GIVEN DATA:
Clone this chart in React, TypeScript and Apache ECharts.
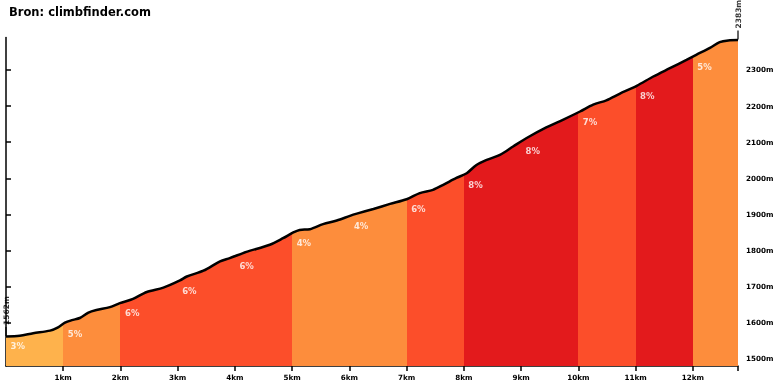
import React, { useEffect, useRef } from "react";
import * as echarts from "echarts";

const TITLE = "Bron: climbfinder.com";

// [distance km, elevation m]
const PROFILE: [number, number][] = [
  [0, 1562], [0.24, 1564], [0.475, 1571], [0.77, 1578], [0.91, 1587],
  [1.03, 1600], [1.15, 1607], [1.29, 1613], [1.44, 1628], [1.58, 1635],
  [1.815, 1643], [1.99, 1654], [2.22, 1666], [2.46, 1685], [2.75, 1697],
  [3.04, 1717], [3.16, 1728], [3.45, 1744], [3.74, 1770], [3.91, 1779],
  [4.2, 1796], [4.61, 1816], [4.84, 1834], [5.02, 1850], [5.13, 1857],
  [5.31, 1859], [5.54, 1873], [5.78, 1883], [6.01, 1896], [6.13, 1902],
  [6.42, 1915], [6.71, 1929], [7.0, 1942], [7.23, 1959], [7.46, 1968],
  [7.64, 1982], [7.87, 2001], [8.05, 2014], [8.22, 2037], [8.4, 2051],
  [8.63, 2065], [8.86, 2088], [9.09, 2111], [9.44, 2141], [9.73, 2162],
  [10.03, 2185], [10.26, 2204], [10.49, 2216], [10.72, 2234], [11.02, 2256],
  [11.31, 2282], [11.6, 2305], [11.89, 2328], [12.06, 2342], [12.3, 2361],
  [12.47, 2377], [12.62, 2382], [12.79, 2383],
];

const SEG_START_KM = [0, 1, 2, 3, 4, 5, 6, 7, 8, 9, 10, 11, 12];
const SEG_GRADE = [3, 5, 6, 6, 6, 4, 4, 6, 8, 8, 7, 8, 5];
const TOTAL_KM = 12.79;
const START_M = 1562;
const END_M = 2383;
const X_TICKS = [1, 2, 3, 4, 5, 6, 7, 8, 9, 10, 11, 12];
const Y_TICKS = [1500, 1600, 1700, 1800, 1900, 2000, 2100, 2200, 2300];

const FONT = "DejaVu Sans";

function gradeColor(g: number): string {
  if (g <= 3) return "#feb24c";
  if (g <= 5) return "#fd8d3c";
  if (g <= 7) return "#fc4e2a";
  return "#e31a1c";
}

function elevAt(km: number): number {
  for (let i = 1; i < PROFILE.length; i++) {
    const [x0, y0] = PROFILE[i - 1];
    const [x1, y1] = PROFILE[i];
    if (km <= x1) {
      const t = (km - x0) / (x1 - x0);
      return y0 + t * (y1 - y0);
    }
  }
  return PROFILE[PROFILE.length - 1][1];
}

export default function App() {
  const ref = useRef<HTMLDivElement>(null);
  useEffect(() => {
    if (!ref.current) return;
    const chart = echarts.init(ref.current, undefined, { renderer: "svg" });
    const pieces = SEG_START_KM.map((s, i) => ({
      gte: s,
      lt: i + 1 < SEG_START_KM.length ? SEG_START_KM[i + 1] : TOTAL_KM + 1,
      color: gradeColor(SEG_GRADE[i]),
    }));
    const axisLineStyle = { color: "#000", width: 1.5 };
    chart.setOption({
      animation: false,
      title: {
        text: TITLE,
        left: 9,
        top: 6,
        padding: 0,
        textStyle: { fontFamily: FONT, fontSize: 11.5, fontWeight: "bold", color: "#000" },
      },
      grid: { left: 6, right: 42, top: 37.5, bottom: 24 },
      visualMap: {
        show: false,
        type: "piecewise",
        dimension: 0,
        seriesIndex: 0,
        pieces,
      },
      xAxis: {
        type: "value",
        min: 0,
        max: TOTAL_KM,
        axisLine: { show: true, lineStyle: axisLineStyle },
        axisTick: { show: true, length: 5, customValues: [...X_TICKS, TOTAL_KM], lineStyle: axisLineStyle },
        axisLabel: {
          customValues: X_TICKS,
          formatter: (v: number) => `${v}km`,
          fontFamily: FONT,
          fontSize: 7.2,
          fontWeight: "bold",
          color: "#000",
          margin: 8,
        },
        splitLine: { show: false },
      },
      yAxis: {
        type: "value",
        position: "right",
        min: 1480,
        max: 2390,
        axisLine: { show: true, lineStyle: axisLineStyle },
        axisTick: { show: true, length: 5, customValues: Y_TICKS, lineStyle: axisLineStyle },
        axisLabel: {
          customValues: Y_TICKS,
          formatter: (v: number) => `${v}m`,
          fontFamily: FONT,
          fontSize: 7.2,
          fontWeight: "bold",
          color: "#000",
          margin: 8,
        },
        splitLine: { show: false },
      },
      series: [
        {
          type: "line",
          data: PROFILE,
          symbol: "none",
          smooth: 0.3,
          lineStyle: { color: "#000", width: 2.5 },
          areaStyle: { opacity: 1, origin: "start" },
          z: 2,
        },
        {
          type: "scatter",
          data: SEG_START_KM.map((s, i) => [s, elevAt(s), SEG_GRADE[i]]),
          symbolSize: 1,
          itemStyle: { color: "rgba(0,0,0,0)" },
          clip: false,
          z: 5,
          label: {
            show: true,
            position: "right",
            distance: 4,
            offset: [0, 10],
            formatter: (p: any) => `${p.value[2]}%`,
            color: "#fff",
            fontFamily: FONT,
            fontSize: 8.5,
            fontWeight: "bold",
          },
        },
        {
          type: "scatter",
          data: [
            [0, START_M],
            [TOTAL_KM, END_M],
          ],
          symbol: "rect",
          symbolSize: [1.5, 9],
          symbolOffset: [0, -5],
          itemStyle: { color: "#000" },
          clip: false,
          z: 6,
          label: {
            show: true,
            position: "top",
            rotate: 90,
            align: "left",
            verticalAlign: "middle",
            distance: 2,
            formatter: (p: any) => `${p.value[1]}m`,
            color: "#000",
            fontFamily: FONT,
            fontSize: 7.5,
            fontWeight: "bold",
          },
        },
      ],
    });
    return () => chart.dispose();
  }, []);
  return (
    <div
      ref={ref}
      style={{ position: "fixed", left: 0, top: 0, width: 780, height: 390 }}
    />
  );
}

DIRECTION: Omit the pictures, then quote the rest of the material above exactly.

THE ANSWER:
Clone this chart in React, TypeScript and Apache ECharts.
import React, { useEffect, useRef } from "react";
import * as echarts from "echarts";

const TITLE = "Bron: climbfinder.com";

// [distance km, elevation m]
const PROFILE: [number, number][] = [
  [0, 1562], [0.24, 1564], [0.475, 1571], [0.77, 1578], [0.91, 1587],
  [1.03, 1600], [1.15, 1607], [1.29, 1613], [1.44, 1628], [1.58, 1635],
  [1.815, 1643], [1.99, 1654], [2.22, 1666], [2.46, 1685], [2.75, 1697],
  [3.04, 1717], [3.16, 1728], [3.45, 1744], [3.74, 1770], [3.91, 1779],
  [4.2, 1796], [4.61, 1816], [4.84, 1834], [5.02, 1850], [5.13, 1857],
  [5.31, 1859], [5.54, 1873], [5.78, 1883], [6.01, 1896], [6.13, 1902],
  [6.42, 1915], [6.71, 1929], [7.0, 1942], [7.23, 1959], [7.46, 1968],
  [7.64, 1982], [7.87, 2001], [8.05, 2014], [8.22, 2037], [8.4, 2051],
  [8.63, 2065], [8.86, 2088], [9.09, 2111], [9.44, 2141], [9.73, 2162],
  [10.03, 2185], [10.26, 2204], [10.49, 2216], [10.72, 2234], [11.02, 2256],
  [11.31, 2282], [11.6, 2305], [11.89, 2328], [12.06, 2342], [12.3, 2361],
  [12.47, 2377], [12.62, 2382], [12.79, 2383],
];

const SEG_START_KM = [0, 1, 2, 3, 4, 5, 6, 7, 8, 9, 10, 11, 12];
const SEG_GRADE = [3, 5, 6, 6, 6, 4, 4, 6, 8, 8, 7, 8, 5];
const TOTAL_KM = 12.79;
const START_M = 1562;
const END_M = 2383;
const X_TICKS = [1, 2, 3, 4, 5, 6, 7, 8, 9, 10, 11, 12];
const Y_TICKS = [1500, 1600, 1700, 1800, 1900, 2000, 2100, 2200, 2300];

const FONT = "DejaVu Sans";

function gradeColor(g: number): string {
  if (g <= 3) return "#feb24c";
  if (g <= 5) return "#fd8d3c";
  if (g <= 7) return "#fc4e2a";
  return "#e31a1c";
}

function elevAt(km: number): number {
  for (let i = 1; i < PROFILE.length; i++) {
    const [x0, y0] = PROFILE[i - 1];
    const [x1, y1] = PROFILE[i];
    if (km <= x1) {
      const t = (km - x0) / (x1 - x0);
      return y0 + t * (y1 - y0);
    }
  }
  return PROFILE[PROFILE.length - 1][1];
}

export default function App() {
  const ref = useRef<HTMLDivElement>(null);
  useEffect(() => {
    if (!ref.current) return;
    const chart = echarts.init(ref.current, undefined, { renderer: "svg" });
    const pieces = SEG_START_KM.map((s, i) => ({
      gte: s,
      lt: i + 1 < SEG_START_KM.length ? SEG_START_KM[i + 1] : TOTAL_KM + 1,
      color: gradeColor(SEG_GRADE[i]),
    }));
    const axisLineStyle = { color: "#000", width: 1.5 };
    chart.setOption({
      animation: false,
      title: {
        text: TITLE,
        left: 9,
        top: 6,
        padding: 0,
        textStyle: { fontFamily: FONT, fontSize: 11.5, fontWeight: "bold", color: "#000" },
      },
      grid: { left: 6, right: 42, top: 37.5, bottom: 24 },
      visualMap: {
        show: false,
        type: "piecewise",
        dimension: 0,
        seriesIndex: 0,
        pieces,
      },
      xAxis: {
        type: "value",
        min: 0,
        max: TOTAL_KM,
        axisLine: { show: true, lineStyle: axisLineStyle },
        axisTick: { show: true, length: 5, customValues: [...X_TICKS, TOTAL_KM], lineStyle: axisLineStyle },
        axisLabel: {
          customValues: X_TICKS,
          formatter: (v: number) => `${v}km`,
          fontFamily: FONT,
          fontSize: 7.2,
          fontWeight: "bold",
          color: "#000",
          margin: 8,
        },
        splitLine: { show: false },
      },
      yAxis: {
        type: "value",
        position: "right",
        min: 1480,
        max: 2390,
        axisLine: { show: true, lineStyle: axisLineStyle },
        axisTick: { show: true, length: 5, customValues: Y_TICKS, lineStyle: axisLineStyle },
        axisLabel: {
          customValues: Y_TICKS,
          formatter: (v: number) => `${v}m`,
          fontFamily: FONT,
          fontSize: 7.2,
          fontWeight: "bold",
          color: "#000",
          margin: 8,
        },
        splitLine: { show: false },
      },
      series: [
        {
          type: "line",
          data: PROFILE,
          symbol: "none",
          smooth: 0.3,
          lineStyle: { color: "#000", width: 2.5 },
          areaStyle: { opacity: 1, origin: "start" },
          z: 2,
        },
        {
          type: "scatter",
          data: SEG_START_KM.map((s, i) => [s, elevAt(s), SEG_GRADE[i]]),
          symbolSize: 1,
          itemStyle: { color: "rgba(0,0,0,0)" },
          clip: false,
          z: 5,
          label: {
            show: true,
            position: "right",
            distance: 4,
            offset: [0, 10],
            formatter: (p: any) => `${p.value[2]}%`,
            color: "#fff",
            fontFamily: FONT,
            fontSize: 8.5,
            fontWeight: "bold",
          },
        },
        {
          type: "scatter",
          data: [
            [0, START_M],
            [TOTAL_KM, END_M],
          ],
          symbol: "rect",
          symbolSize: [1.5, 9],
          symbolOffset: [0, -5],
          itemStyle: { color: "#000" },
          clip: false,
          z: 6,
          label: {
            show: true,
            position: "top",
            rotate: 90,
            align: "left",
            verticalAlign: "middle",
            distance: 2,
            formatter: (p: any) => `${p.value[1]}m`,
            color: "#000",
            fontFamily: FONT,
            fontSize: 7.5,
            fontWeight: "bold",
          },
        },
      ],
    });
    return () => chart.dispose();
  }, []);
  return (
    <div
      ref={ref}
      style={{ position: "fixed", left: 0, top: 0, width: 780, height: 390 }}
    />
  );
}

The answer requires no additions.